10th November 2015
Attention will turn to India this week as an official state visit from India’s Prime Minister, Narendra Modi, coincides with Diwali – India’s festival of lights.
For investors, India has been a bright light in recent months as the outlook for emerging markets has become increasingly divergent. Ayesha Akbar, portfolio manager, Fidelity Solutions outlines why India may be in a better position than other emerging markets and discusses the significance of the state visit…
India is in a better position than many other Emerging Markets and could be seen as a safe port of call during the current Emerging Market (EM) difficulties. This view is reflected among the emerging market fund managers we monitor and select for our portfolios, with many favouring India over other regions.
The EM sphere as a whole has been severely affected by the pace of the slowdown in China, as well as falling commodity prices. As a net importer, however, India actually benefits from falling commodity prices, which have helped to sharply reduce its current account deficit and boosted consumer demand at home.
The lower current account deficit should also mean India is better able to deal with tighter financial conditions if the dollar appreciates on the back of Fed interest rates rises.
While China is India’s second biggest destination for exports, it is not overly significant, with goods exports accounting for $13.3bn in 2014 – or around 4.2% of the $317.7bn total. In contrast, India exports over three times as much to the US.
As we move into 2016, we could see a theme of EM differentiation playing out, with economies such as India finding favour over countries such as Brazil, which are likely to continue suffering.
In the longer term, if Prime Minister Modi can deliver economic reforms and greater foreign investment in the country, India represents an attractive choice especially for investors who want to play the theme of EM differentiation.
The state visit to the UK comes almost immediately after that of Chinese President, Xi Jinping. Both countries can benefit from what the UK offers – chiefly financial expertise and developing their financial systems.
“While China is explicitly trying to internationalise the renminbi, India is not seeking a greater international role for the rupee just yet. Instead, one area of focus could be India’s growing corporate bond market, which currently has restrictions on foreign ownership of bonds.
If India can liberalise this and promote international interest in its corporate bond market, its companies could gain better access to finance and help to drive higher economic growth.

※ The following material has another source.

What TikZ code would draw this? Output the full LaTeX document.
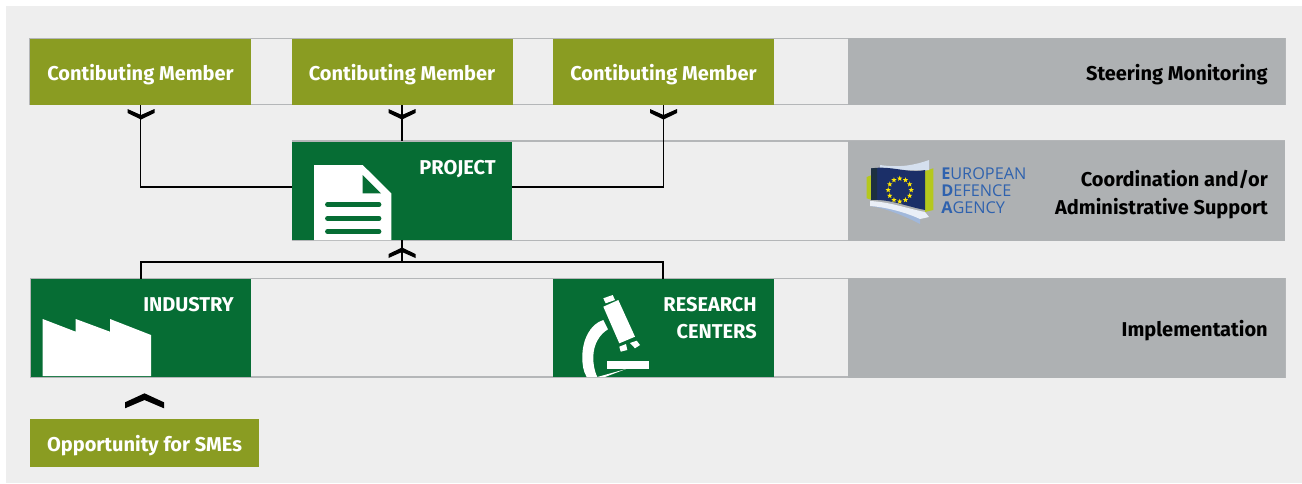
\documentclass[tikz,border=0pt]{standalone}
\usepackage{fontspec}
\setmainfont{Fira Sans}
\newfontfamily\logofont{Open Sans}
\usetikzlibrary{shapes.geometric}
\definecolor{pagebg}{HTML}{EEEEEE}
\definecolor{olive}{HTML}{8A9C22}
\definecolor{forest}{HTML}{066D34}
\definecolor{panel}{HTML}{AEB1B3}
\definecolor{edge}{HTML}{B4B6B8}
\definecolor{flagblue}{HTML}{1B2F68}
\definecolor{flagdark}{HTML}{1D3040}
\definecolor{logoblue}{HTML}{2F62AE}
\definecolor{lime}{HTML}{B5C81E}
\tikzset{
    strip/.style={draw=edge, line width=1.1pt},
    panelbox/.style={fill=panel},
    oliveboxs/.style={fill=olive, text=white, font=\fontsize{15}{18}\selectfont\bfseries, text height=12pt, text depth=0pt, minimum width=165.75pt, minimum height=49.5pt, inner sep=0pt},
    greenbox/.style={fill=forest, minimum width=165pt, minimum height=73.5pt, inner sep=0pt},
    boxtext/.style={text=white, font=\fontsize{15}{18}\selectfont\bfseries, anchor=base east, inner sep=0pt},
    paneltext/.style={text=black, font=\fontsize{15}{18}\selectfont\bfseries, anchor=base east, inner sep=0pt},
    logotext/.style={anchor=west, inner sep=0pt, text=logoblue, font=\logofont\fontsize{12.2}{14}\selectfont},
    link/.style={draw=black, line width=.9pt},
    chevron/.style={fill=black},
    icon/.style={fill=white},
}
\begin{document}
\begin{tikzpicture}[x=.75pt, y=-.75pt]
    \useasboundingbox (0,0) rectangle (1302,483);
    \fill[pagebg] (6,6) rectangle (1302,483);

    %%rows
    \draw[strip] (30,38.5) rectangle (1285,104.5);
    \draw[strip] (291.5,141) -- (1285,141) (291.5,240.5) -- (1285,240.5);
    \draw[strip] (30.5,278.5) rectangle (1285,377);
    \fill[panelbox] (848,38) rectangle (1285,105);
    \fill[panelbox] (848,141) rectangle (1285,241);
    \fill[panelbox] (848,278) rectangle (1285,378);

    %%members
    \node[oliveboxs] (member1) at (140.5,72){Contibuting Member};
    \node[oliveboxs] (member2) at (402,72){Contibuting Member};
    \node[oliveboxs] (member3) at (663.5,72){Contibuting Member};

    %%green boxes
    \node[greenbox] (project) at (402,190.5){};
    \node[greenbox] (industry) at (141,328){};
    \node[greenbox, minimum width=165.75pt] (research) at (663.5,328){};
    \node[oliveboxs, minimum width=171.75pt, minimum height=36pt] (smes) at (144.5,443){Opportunity for SMEs};

    %%connectors
    \coordinate (projectleft) at (292,187);
    \coordinate (projectright) at (512,187);
    \coordinate (busleft) at (141,262);
    \coordinate (busright) at (663,262);
    \draw[link] (member1.south) |- (projectleft);
    \draw[link] (member2.south) -- (project.north);
    \draw[link] (member3.south) |- (projectright);
    \draw[link] (project.south) -- (402,262);
    \draw[link] (industry.north -| busleft) -- (busleft) -- (busright) -- (research.north -| busright);

    %%chevrons
    \fill[chevron] (127.5,109) -- (141,115) -- (154.5,109) -- (154.5,113) -- (141,119.5) -- (127.5,113) -- cycle;
    \fill[chevron] (388.5,109) -- (402,115) -- (415.5,109) -- (415.5,113) -- (402,119.5) -- (388.5,113) -- cycle;
    \fill[chevron] (650,109) -- (663.5,115) -- (677,109) -- (677,113) -- (663.5,119.5) -- (650,113) -- cycle;
    \fill[chevron] (388.5,258) -- (402,252) -- (415.5,258) -- (415.5,254) -- (402,247.5) -- (388.5,254) -- cycle;
    \fill[chevron] (125,408.3) -- (144.5,400) -- (164,408.3) -- (164,402.3) -- (144.5,393.3) -- (125,402.3) -- cycle;

    %%labels
    \node[boxtext] (projectlabel) at (496,174){PROJECT};
    \node[boxtext] (industrylabel) at (234,311){INDUSTRY};
    \node[boxtext] (researchlabel) at (757,311){RESEARCH};
    \node[boxtext] (centerslabel) at (757,338){CENTERS};
    \node[paneltext] (steering) at (1268,80){Steering Monitoring};
    \node[paneltext] (coordination) at (1268,186){Coordination and/or};
    \node[paneltext] (administrative) at (1268,214){Administrative Support};
    \node[paneltext] (implementation) at (1268,336){Implementation};

    %%document icon
    \fill[icon] (314,240) -- (314,165) -- (362.7,165) -- (391.3,193.3) -- (391.3,240) -- cycle;
    \fill[forest] (362.7,175) -- (362.7,193.3) -- (381,193.3) -- cycle;
    \foreach \liney in {204.7,218.3,231.7}
        \draw[forest, line width=3.6pt, line cap=round] (327.5,\liney) -- (379,\liney);

    %%factory icon
    \fill[icon] (42.7,376) -- (42.7,319) -- (75.7,331.7) -- (75.7,319) -- (110,331.7) -- (110,319) -- (151,335) -- (151,376) -- cycle;

    %%microscope icon
    \fill[icon] (603.3,306.7) -- (618.3,300) -- (635,336.7) -- (619.3,343.3) -- cycle;
    \fill[icon] (603.3,298.3) -- (612.7,295) -- (615,300) -- (605.7,303.3) -- cycle;
    \fill[icon] (619.3,346.7) -- (626,344) -- (627.3,350) -- (620.7,351.7) -- cycle;
    \fill[icon] (630,343) -- (636.7,340.7) -- (640,345) -- (635,348.3) -- cycle;
    \fill[icon] (607.3,361) rectangle (649,369);
    \fill[icon] (603.3,320) .. controls (590,324) and (582.3,340) .. (582.3,357) .. controls (582.3,364) and (583,371) .. (586.7,377) -- (597.3,377) .. controls (594,370) and (593.3,364) .. (593.3,357) .. controls (593.3,344) and (600,334) .. (608,329.3) -- cycle;
    \fill[icon] (597.3,377) -- (626,369) -- (605,377) -- cycle;

    %%logo
    \fill[lime] (866.7,177) -- (872,175) -- (872,200) -- (866.7,198.3) -- cycle;
    \fill[lime] (925,171) -- (933.3,168.3) -- (933.3,210) -- (925,212) -- cycle;
    \fill[white!80!logoblue] (880,165) .. controls (900,168) and (915,165) .. (929,160) -- (929,170) -- (880,170) -- cycle;
    \fill[white!55!logoblue] (870,206) .. controls (885,208) and (905,216) .. (920,224) -- (920,216) -- (870,203) -- cycle;
    \fill[white!90!logoblue] (870,201) .. controls (890,202) and (905,208) .. (925,212) -- (929,217) -- (920,219) .. controls (905,212) and (885,207) .. (870,206) -- cycle;
    \fill[flagblue] (871,168.5) .. controls (890,165) and (910,174) .. (925,170) -- (925,210) .. controls (905,206) and (890,199) .. (871,200) -- cycle;
    \fill[flagdark] (871,168.5) .. controls (873,168) and (875,168) .. (877,168) -- (877,199.7) .. controls (875,199.7) and (873,199.8) .. (871,200) -- cycle;
    \foreach \staria in {0,30,...,330}
        \node[star, star points=5, star point ratio=2.4, fill=yellow!90!orange, inner sep=0pt, minimum size=4.2pt] (star\staria) at ([shift={(\staria:11.5)}]899.7,190){};
    \node[logotext] (logo1) at (941,173.5){\textbf{E}UROPEAN};
    \node[logotext] (logo2) at (941,190.5){\textbf{D}EFENCE};
    \node[logotext] (logo3) at (941,207.5){\textbf{A}GENCY};
\end{tikzpicture}
\end{document}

Reforms such as this could herald greater cooperation between the financial sectors of London and Mumbai, just as the internationalisation of the renminbi could bring new business to the UK.
For investors considering exposure to Indian equities, Akbar highlights three funds to consider…
Franklin India Fund
Franklin’s Chennai-based Indian equity team is headed up by longstanding team member Sukumar Rajah, who draws upon co-manager Stephen Dover and a 14-strong team who contribute to the portfolio. This fund is built mainly on a stock-picking basis, with broader economic considerations generally incorporated at the stock analysis level. The team looks for companies that can provide long term growth independent of the economic cycle.
For investors looking for India exposure via a broader emerging markets vehicle might consider:
JPM Emerging Markets Fund – India exposure (24%)
The fund is run by Austin Forey who has been running emerging market portfolios at JP Morgan since 1994, and co-managed by experienced macroeconomic strategist Leon Eidelman. While based in London, Forey can draw upon JP Morgan’s considerable emerging markets resources based in nine main centres around the world.
The fund is run primarily on a stock-picking basis, and is looking to invest for the longer term. It tends to have a bias towards growth stocks, and while it can invest across the board, it will tend to hold larger sized companies in the portfolio. The fund is relatively concentrated with 50-75 holdings, and can differ significantly at times from the benchmark index. India is the fund’s top geographic exposure with 24%, which is significantly above the benchmark.
Fidelity Emerging Markets – India exposure (17.6%)
Fidelity’s Global Emerging Markets Equity strategy invests in developing countries across the globe, taking advantage of high levels of economic growth across Latin America, South East Asia, Africa, Eastern Europe (including Russia) and the Middle East.
The aim of the strategy is to provide investors with long-term capital growth from a diversified and actively managed portfolio of securities that offer material exposure to, and/or derive a significant proportion of their earnings from, the developing economies of the world.
Although the income from these funds is expected to be moderate, the team does have an affinity for companies that pay a dividend to their shareholders. Once again India is the fund’s biggest country exposure with 17.6%.